Nicht ganz so einfach wie die Philosophie ist die Herstellung. Denn aus zwei Korken und einem Schaschlikspieß allein lässt sich zwar ein hüftsteifes Männlein basteln, aber kein sportliches. Für die Yoga-Übungen muss Foos seinen Schützlingen Knie- und Ellbogengelenke basteln, die sorgsame Verleimung und Stabilisierung mit Tape erfordern. An solchen Figuren sitzt Foos länger als die sonst übliche Stunde. Aber „man muss ja mit irgendwas seine Zeit totschlagen“, sagt der 55-Jährige, der nach eigenem Bekunden ohne Fernseher und gänzlich alkoholfrei lebt. Die Korken bekomme er aus dem Bioladen. Vor den abendlichen Yoga-Kursen und Akupressur-Behandlungen habe er Muße zum Basteln und Auswildern seiner Yogis im Großstadtdschungel. Tagsüber in der Masse sei man unauffälliger als nachts allein, sagt er. Vor allem während der Autobrandserie „hatte ich gar keine Lust, nachts loszugehen“. Vielleicht hätte ihn schon der Montagekleber in der Tasche verdächtig gemacht, wer weiß. Früher habe er Uhu-Sekundenkleber verwendet, aber damit der wirklich hielt, musste Foos immer zwei Mal hochsteigen. Jetzt reicht eine Klettertour, damit die Figur perfekt sitzt. Um die Lebenserwartung der Yogis zu erhöhen, klebt er sie auf möglichst hohe Straßenschilder. Als Basisstation dient ihm sein Fahrrad; seine weitere Klettertechnik verrät er nicht. Sie scheint kraftraubend zu sein, denn Foos sagt, dass er früher acht Yogis pro Tag kleben konnte und jetzt nur noch vier schaffe. Für den Spezialfall „Gaia in Action“ – Korkgott trifft Korkphönix, beide gefiedert – musste er sogar sechs Mal hoch. Umso schmerzlicher, dass der Wind erst Phönix auf den harten Boden der Karl-Liebknecht-Straße geholt und nach nur drei Tagen auch Gaia in die ewigen Jagdgründe getragen hat. Durch das Gefieder hatten die Böen wohl zu viel Angriffsfläche, vermutet Foos.

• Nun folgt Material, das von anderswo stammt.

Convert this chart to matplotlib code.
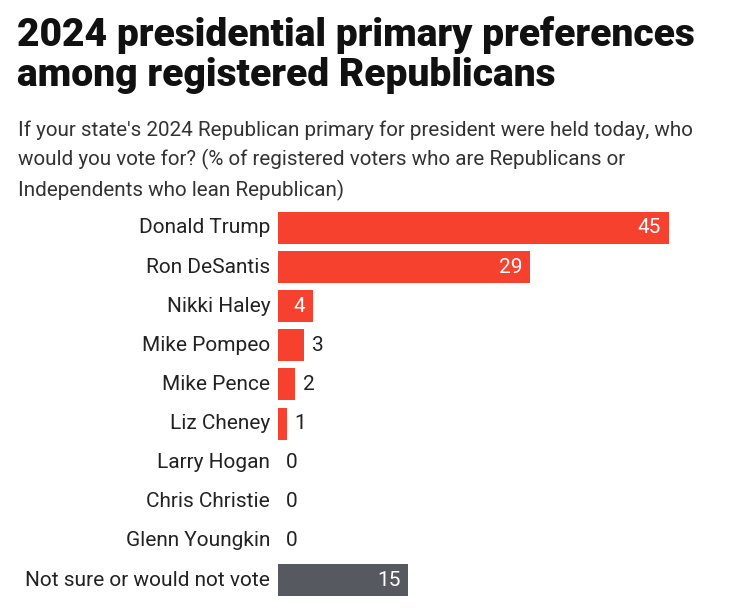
import matplotlib
matplotlib.use("Agg")
import matplotlib.pyplot as plt

plt.rcParams['font.family'] = ['Roboto', 'DejaVu Sans']

# 資料
candidates = ["Donald Trump", "Ron DeSantis", "Nikki Haley", "Mike Pompeo", "Mike Pence",
              "Liz Cheney", "Larry Hogan", "Chris Christie", "Glenn Youngkin",
              "Not sure or would not vote"]
values = [45, 29, 4, 3, 2, 1, 0, 0, 0, 15]
bar_colors = ["#f5412d"] * 9 + ["#56595f"]

W, H = 731, 612
fig = plt.figure(figsize=(W / 100, H / 100), dpi=100)
fig.patch.set_facecolor("white")

# 軸區域 (像素換算)
left_px, right_px = 278, 278 + 50 * 8.69
top_px, bottom_px = 208.4, 599.6
ax = fig.add_axes([left_px / W, (H - bottom_px) / H,
                   (right_px - left_px) / W, (bottom_px - top_px) / H])

y = list(range(len(candidates)))
ax.barh(y, values, height=0.82, color=bar_colors)
ax.set_xlim(0, 50)
ax.set_ylim(len(candidates) - 0.5, -0.5)
ax.axis("off")

# 類別標籤
for i, name in enumerate(candidates):
    ax.text(-0.9, i, name, ha="right", va="center", fontsize=15, color="#222222")

# 數值標籤
for i, v in enumerate(values):
    if v >= 4:
        ax.text(v - 0.9, i, str(v), ha="right", va="center", fontsize=15, color="white")
    else:
        ax.text(v + 0.9, i, str(v), ha="left", va="center", fontsize=15, color="#222222")

# 標題
fig.text(17 / W, 1 - 16 / H, "2024 presidential primary preferences\namong registered Republicans",
         ha="left", va="top", fontsize=28.1, fontweight="black", color="#111111", linespacing=1.1)
fig.text(18 / W, 1 - 120 / H,
         "If your state's 2024 Republican primary for president were held today, who\n"
         "would you vote for? (% of registered voters who are Republicans or\n"
         "Independents who lean Republican)",
         ha="left", va="top", fontsize=14.9, color="#333333", linespacing=1.6)

fig.savefig("out.png", dpi=100)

Die haltbareren, weil windschlüpfrigeren Street-Yogis heißen gemäß ihrer Pose beispielsweise Vrksasana oder Hastasana. „Asana“ bedeute „Übung“ auf Sanskrit, erklärt Foos. Am Anfang habe er die Figuren vor allem in seinem Neuköllner Richard-Kiez und in der Nähe anderer Yogastudios platziert, außerdem in Schöneberg, wo er oft unterwegs sei. Allmählich erobern die Korkmännchen weitere Stadtteile. Und erfreuen all jene, die erhobenen Hauptes durchs Leben gehen.